How would you treat a dog who had ingested atomoxetine?
Let's look at the case of our hypothetical mischief-maker, Candy. The healthy, 3-year-old, 25 kg chocolate Lab has no pre-existing conditions, but an increasingly long history of getting into things – like garlic and xylitol – that she shouldn't.
Candy got into a backpack that her 9-year-old human left on the floor. She found a shiny plastic pill vial and while she was chewing on it, she ingested tablets of Strattera® (atomoxetine). Candy's owners found her chomping but didn't think much of it. Later, though, Candy was bouncing off of the walls.
At that point, let's assume that the owners bring Candy to your hospital.
You examine Candy. She is severely agitated, head bobbing, circling, and hyperactive. Her heart rate is 220 and her blood pressure is 210/115. As your skillful staff places an IV catheter in this moving target, you calculate her dosage and realize she ingested 10 mg/kg of Strattera – and realize that with such a high dose of this medication these types of serious signs would be expected.
What is your first step in treating Candy?
1. Give propranolol to help decrease the tachycardia
2. Give diazepam to help with the hyperactivity
3. Give acepromazine to decrease the hyperactivity
4. Induce emesis and give the pet a dose of activated charcoal
The best answer is 3: Acepromazine should be dosed at 0.05 mg/kg IV and titrated to effect. This should resolve the CNS excitation and may significantly decreases the cardiovascular signs as well.
Why is that the best option?
1. Giving propranolol in this case may decrease the heart rate, but will potentially worsen the hypertension and cause a hypertensive crisis.
2. Diazepam given for CNS stimulation will usually make the stimulatory signs worse (the exception to this is that diazepam CAN be given to treat a seizure without risking the worsening of clinical signs).
4. The pet is much too symptomatic for decontamination at this point. This medication is also very quickly absorbed, so it would not be likely to be of benefit, even if we did induce emesis and give activated charcoal.

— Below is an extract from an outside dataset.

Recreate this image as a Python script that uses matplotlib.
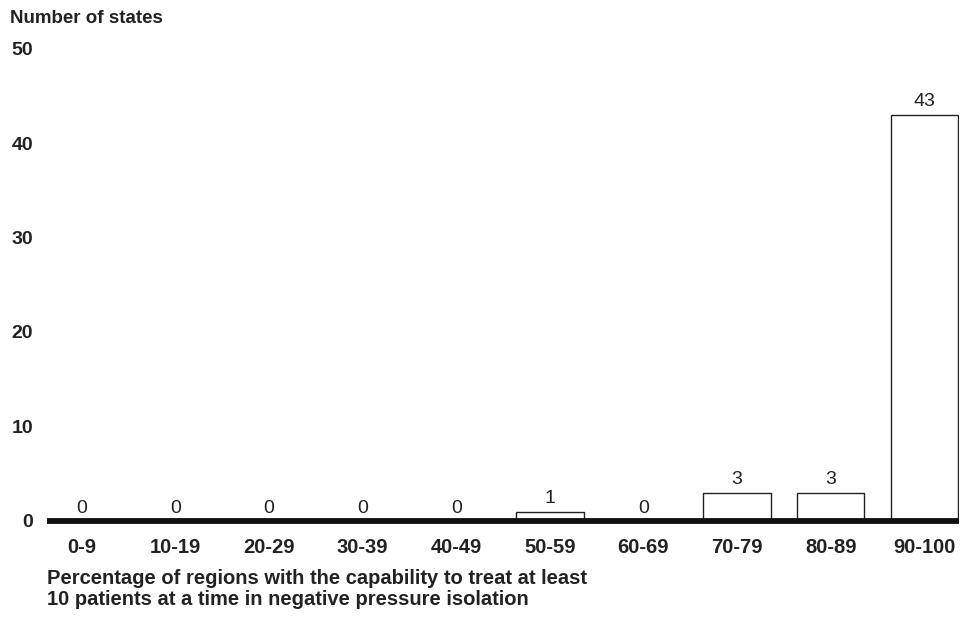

With Strattera, the signs can last anywhere from 24-72 hours. We expect to see CNS and CV stimulation with this medication. Candy was started on IV fluids to provide cardiovascular support and also to help protect her kidneys, since we can see kidney damage if she develops myoglobinuria due to the high amount of activity.
Your staff minimized stimulation and kept Candy in a dark and quiet area of the hospital – and this helped with the CNS signs as well. The hospital monitored her for hyperthermia, due to all of the physical activity, but she didn't develop any.
Candy did require higher doses of acepromazine, and it took about 0.4 mg/kg of ace IV to control her hyperactivity and allow her to sit calmly in her kennel initially. This was still well below the maximum acepromazine dosage with amphetamine intoxication of 1 mg/kg IV.
Candy did develop tremors about four hours post ingestion, which resolved with methocarbamol given slow IV to effect. In this case, Candy required 120 mg/kg of methocarbamol to completely stop her tremors. You planned to give diazepam, phenobarbital, propofol, or gas anesthesia in the unlikely event that she develops seizures, but luckily she never developed any.
By 48 hours after presentation, Candy had not required any acepromazine to control her signs for eight hours, so she was discharged to her owner without any further treatment.